[Abracadabra in jazz] Miles Davis et un certain blues du blanc

Dès son très jeune age à St Louis, Miles a dû se rendre compte de l’injustice première faite aux afro-américains qui consistait à être vu comme un paria. Sa famille, qui connaissait depuis des lustres ce regard des autres mêlé de mépris et d’arrogance, lui a fourni la carapace nécessaire de l’indifférence suprême pour ne pas succomber au meurtre distillé à chaque instant par cette population blanche, elle-même totalement socialement aliénée (lire tout William Faulkner et l’essai d’Edouard Glissant « Faulkner Mississipi »).

Grâce à ces antidotes sécrétés pour résister à la destruction, Miles, comme beaucoup d’entre nous qui ont été confronté à cette horreur, saura opposer ce souverain mépris envers cette adversité. Fier d’être et l’exprimant chaque jour. On conviendra que la culture du jazz lui sera comme un champ d’opérations, tournant le dos à toute attitude de compromis qui serait d’être l’autre en se refusant à être soi.

Curieusement Miles, lors de son passage à Paris, branché par Juliette Gréco, comprendra la philosophie de résistance sociale du moment, l’existentialisme qui lui ira comme un gant de velours.

Armé, blindé, totalement Miles, toujours en avant, totalement voué à la mise en place de l’expression de sa seule vision du jazz ; pas celle de papa présentée par d’autres oncles Tom, toujours soucieux de l’autre ; au contraire portant sur les hommes et les choses un regard altier, celui d’un homme totalement libre.

Miles, c’est Oswaldo de Andrade expliqué dans le texte et vécu dans le sang.
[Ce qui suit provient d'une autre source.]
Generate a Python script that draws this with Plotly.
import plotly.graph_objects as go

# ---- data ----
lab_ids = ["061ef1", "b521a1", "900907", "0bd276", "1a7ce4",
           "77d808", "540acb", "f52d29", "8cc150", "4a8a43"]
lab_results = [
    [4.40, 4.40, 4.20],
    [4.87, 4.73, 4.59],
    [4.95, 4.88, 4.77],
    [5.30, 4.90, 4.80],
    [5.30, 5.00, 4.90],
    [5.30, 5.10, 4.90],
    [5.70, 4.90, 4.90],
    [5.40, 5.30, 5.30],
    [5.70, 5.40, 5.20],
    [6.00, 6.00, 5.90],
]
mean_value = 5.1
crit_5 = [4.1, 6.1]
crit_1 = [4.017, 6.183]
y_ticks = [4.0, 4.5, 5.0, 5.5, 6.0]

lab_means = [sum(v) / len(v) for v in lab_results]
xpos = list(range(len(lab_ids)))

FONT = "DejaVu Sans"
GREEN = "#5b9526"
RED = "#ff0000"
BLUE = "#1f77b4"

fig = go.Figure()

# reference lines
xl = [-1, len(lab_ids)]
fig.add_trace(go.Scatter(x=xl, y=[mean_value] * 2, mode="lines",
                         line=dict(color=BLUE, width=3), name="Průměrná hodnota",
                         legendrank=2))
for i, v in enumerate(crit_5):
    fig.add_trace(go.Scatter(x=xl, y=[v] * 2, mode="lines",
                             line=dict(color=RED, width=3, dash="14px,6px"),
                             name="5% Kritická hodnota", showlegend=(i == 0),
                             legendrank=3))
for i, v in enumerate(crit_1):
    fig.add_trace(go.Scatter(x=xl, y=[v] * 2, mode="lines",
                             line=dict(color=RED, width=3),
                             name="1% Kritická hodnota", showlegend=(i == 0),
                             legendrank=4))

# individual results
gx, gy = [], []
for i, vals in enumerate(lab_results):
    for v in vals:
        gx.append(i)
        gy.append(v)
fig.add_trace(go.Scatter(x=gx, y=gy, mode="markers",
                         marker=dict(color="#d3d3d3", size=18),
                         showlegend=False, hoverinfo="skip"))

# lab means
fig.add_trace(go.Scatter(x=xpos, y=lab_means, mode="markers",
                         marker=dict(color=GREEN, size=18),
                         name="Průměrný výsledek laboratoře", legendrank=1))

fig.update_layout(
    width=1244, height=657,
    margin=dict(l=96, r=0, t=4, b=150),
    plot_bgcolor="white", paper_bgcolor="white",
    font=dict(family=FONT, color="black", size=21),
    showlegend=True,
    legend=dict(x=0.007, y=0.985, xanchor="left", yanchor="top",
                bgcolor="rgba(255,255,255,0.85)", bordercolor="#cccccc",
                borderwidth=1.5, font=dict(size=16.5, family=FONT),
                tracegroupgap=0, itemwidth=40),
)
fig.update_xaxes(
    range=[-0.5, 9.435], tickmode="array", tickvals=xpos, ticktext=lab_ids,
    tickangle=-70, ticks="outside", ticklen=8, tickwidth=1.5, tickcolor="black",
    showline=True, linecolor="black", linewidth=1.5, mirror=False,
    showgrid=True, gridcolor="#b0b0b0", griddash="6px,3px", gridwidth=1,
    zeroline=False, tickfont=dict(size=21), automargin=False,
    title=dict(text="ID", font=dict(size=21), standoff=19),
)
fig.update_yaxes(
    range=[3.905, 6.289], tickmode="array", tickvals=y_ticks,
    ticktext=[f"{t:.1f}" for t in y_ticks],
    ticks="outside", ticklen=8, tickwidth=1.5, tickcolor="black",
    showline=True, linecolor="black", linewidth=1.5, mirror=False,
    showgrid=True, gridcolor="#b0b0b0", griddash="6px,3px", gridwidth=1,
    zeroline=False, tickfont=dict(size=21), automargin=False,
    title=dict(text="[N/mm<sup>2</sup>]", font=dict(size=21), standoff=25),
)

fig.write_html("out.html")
Le pur et noble cannibalisme ou le dit sauvage agit en sauvage envers ceux qui le traitent comme tel. Manger l’autre tel qu’il est, quel bonheur ! Certains indiens d’Amazonie engraissaient leur prisonnier et puis un beau jour le dégustait par amour.

Le jazz pour Miles est cet instrument de culture qui permet de ramener l’autre à soi. Comment
alors peut-on comprendre autrement cette incessante quête du ravissement de détruire et reconstruire ces savantes et fascinantes mélodies dites standards dont se délecte Miles à l’égal d’un ogre ? Ecoutons le quintet avec Wayne, Tony, Ron et Herbie tous déchirant à qui mieux mieux un discours idéaliste bidon du genre « chérie je t’aime, chérie je t’adore » fait pour midinette frustrée à vie et vivant à des années lumières du sel du ghetto où le tragique est miel. I fall in love too easily, my funny valentine et d’autres encore où le monde est toujours si beau et si gentil ; version dictée par ceux ou cette société anglo-saxonne qui fait naître à plaisir les sinistres ghetto sans remords aucun.
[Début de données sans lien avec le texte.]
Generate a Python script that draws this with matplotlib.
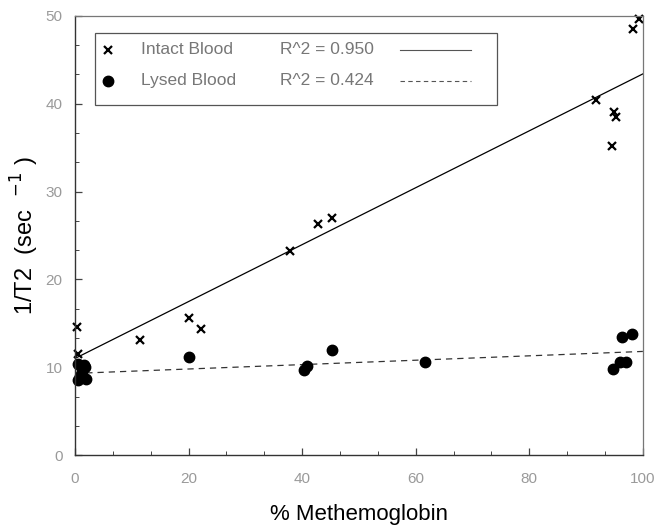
import numpy as np
import matplotlib
matplotlib.use('Agg')
import matplotlib.pyplot as plt
from matplotlib.patches import Rectangle
from matplotlib.ticker import MultipleLocator

plt.rcParams['font.family'] = ['Liberation Sans', 'DejaVu Sans']

# intact blood (x markers)
intact_x = [0.3, 0.5, 11.4, 20.0, 22.2, 37.9, 42.8, 45.2, 91.7, 94.5, 94.9, 95.2, 98.2, 99.4]
intact_y = [14.6, 11.5, 13.1, 15.6, 14.4, 23.2, 26.3, 27.0, 40.4, 35.2, 39.1, 38.5, 48.5, 49.6]

# lysed blood (filled circles)
lysed_x = [0.5, 0.8, 1.2, 1.6, 2.0, 0.5, 1.8, 20.0, 40.3, 40.8, 45.2, 61.6, 94.7, 96.0, 97.0, 96.3, 98.0]
lysed_y = [10.4, 9.0, 9.6, 10.2, 8.7, 8.5, 10.0, 11.2, 9.7, 10.1, 12.0, 10.6, 9.8, 10.6, 10.6, 13.4, 13.8]

# regression lines (intercept, slope) as drawn in the figure
intact_fit = (11.0, 0.324)
lysed_fit = (9.3, 0.025)
intact_r2 = '0.950'
lysed_r2 = '0.424'

fig = plt.figure(figsize=(6.58, 5.31), dpi=100)
ax = fig.add_axes([0.114, 0.143, 0.863, 0.827])

xs = np.array([0, 100])
ax.plot(xs, intact_fit[0] + intact_fit[1] * xs, color='black', lw=0.9)
ax.plot(xs, lysed_fit[0] + lysed_fit[1] * xs, color='#333333', lw=0.9, ls=(0, (5, 4)))

ax.plot(intact_x, intact_y, ls='none', marker='x', ms=5.5, mew=1.6, color='black', clip_on=False)
ax.plot(lysed_x, lysed_y, ls='none', marker='o', ms=7.5, color='black', clip_on=False)

ax.set_xlim(0, 100)
ax.set_ylim(0, 50)
ax.xaxis.set_major_locator(MultipleLocator(20))
ax.xaxis.set_minor_locator(MultipleLocator(20 / 3))
ax.yaxis.set_major_locator(MultipleLocator(10))
ax.yaxis.set_minor_locator(MultipleLocator(10 / 3))
ax.tick_params(which='both', direction='in', color='#444444', labelcolor='#9a9a9a',
               labelsize=11)
ax.tick_params(axis='x', pad=12)
ax.tick_params(axis='y', pad=9)
ax.tick_params(which='major', length=5, width=0.9)
ax.tick_params(which='minor', length=3, width=0.7)
for side in ['top', 'right']:
    ax.spines[side].set_color('#777777')
    ax.spines[side].set_linewidth(0.9)
for side in ['left', 'bottom']:
    ax.spines[side].set_color('#333333')
    ax.spines[side].set_linewidth(1.0)

ax.set_xlabel('% Methemoglobin', fontsize=16, labelpad=13)
ax.set_ylabel('1/T2  (sec  $^{-1}$ )', fontsize=17, labelpad=3)

# legend box
tr = ax.transAxes
ax.add_patch(Rectangle((0.035, 0.797), 0.708, 0.164, transform=tr, fill=False,
                       ec='#555555', lw=0.9))
rows = [(0.923, 'x', 'Intact Blood', intact_r2, '-'),
        (0.852, 'o', 'Lysed Blood', lysed_r2, (0, (4, 3)))]
for y, mk, name, r2, ls in rows:
    if mk == 'x':
        ax.plot([0.058], [y], marker='x', ms=5.5, mew=1.6, color='black', transform=tr)
    else:
        ax.plot([0.058], [y], marker='o', ms=7.5, color='black', transform=tr)
    ax.text(0.116, y, name, transform=tr, va='center', fontsize=12.5, color='#777777')
    ax.text(0.361, y, 'R^2 = ' + r2, transform=tr, va='center', fontsize=12.5, color='#777777')
    ax.plot([0.572, 0.697], [y, y], ls=ls, color='#555555', lw=0.8, transform=tr)

fig.savefig('out.png', dpi=100)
Alors il sera dit enfin ce qu’est vraiment « Once upon a summertime », « When i fall in love », « Yesterdays », « Embraceable you » selon les canons de votre cruel monde avec ses modes, où pourront se glisser, de temps à autre – c’est là la sublime inspiration -, des moments de pure grâce, des moments divins qui nous renverrons au monde idéal prêché mais jamais traduit en réel.

Miles est passé maître en ce discours déstabilisant, et l’écoute attentive de ces sublimes pièces nous fait plonger au cœur de leur vérité tragi-comique exposée impudiquement ventre nue au plaisir de tous.

Philosophie de l’existence toujours prônée, toujours vécue, toujours démontrée, toujours martelée au-delà du plaisir de la vivre.

Si vous voulez goûter Miles, il faut le boire jusqu’à la lie sans alka-seltzer. Comprendre et aimer que sa vision musicale soit dérision, révolte élégante et suave. Alcool qui n’est pas sans gueule de bois. Le tragique distillé dans la jouissance.

Miles est le plus dionysien des trompettistes. Une beauté musicale déchirante et éclatante. Comment résister au délire de « So what », de Milestones entre autres

« So what » traduction de « Kips » cette mimique sonore très antillaise pas trop loin de « Eh, alors ? » peut expliquer ce Miles du dédain et de la distance.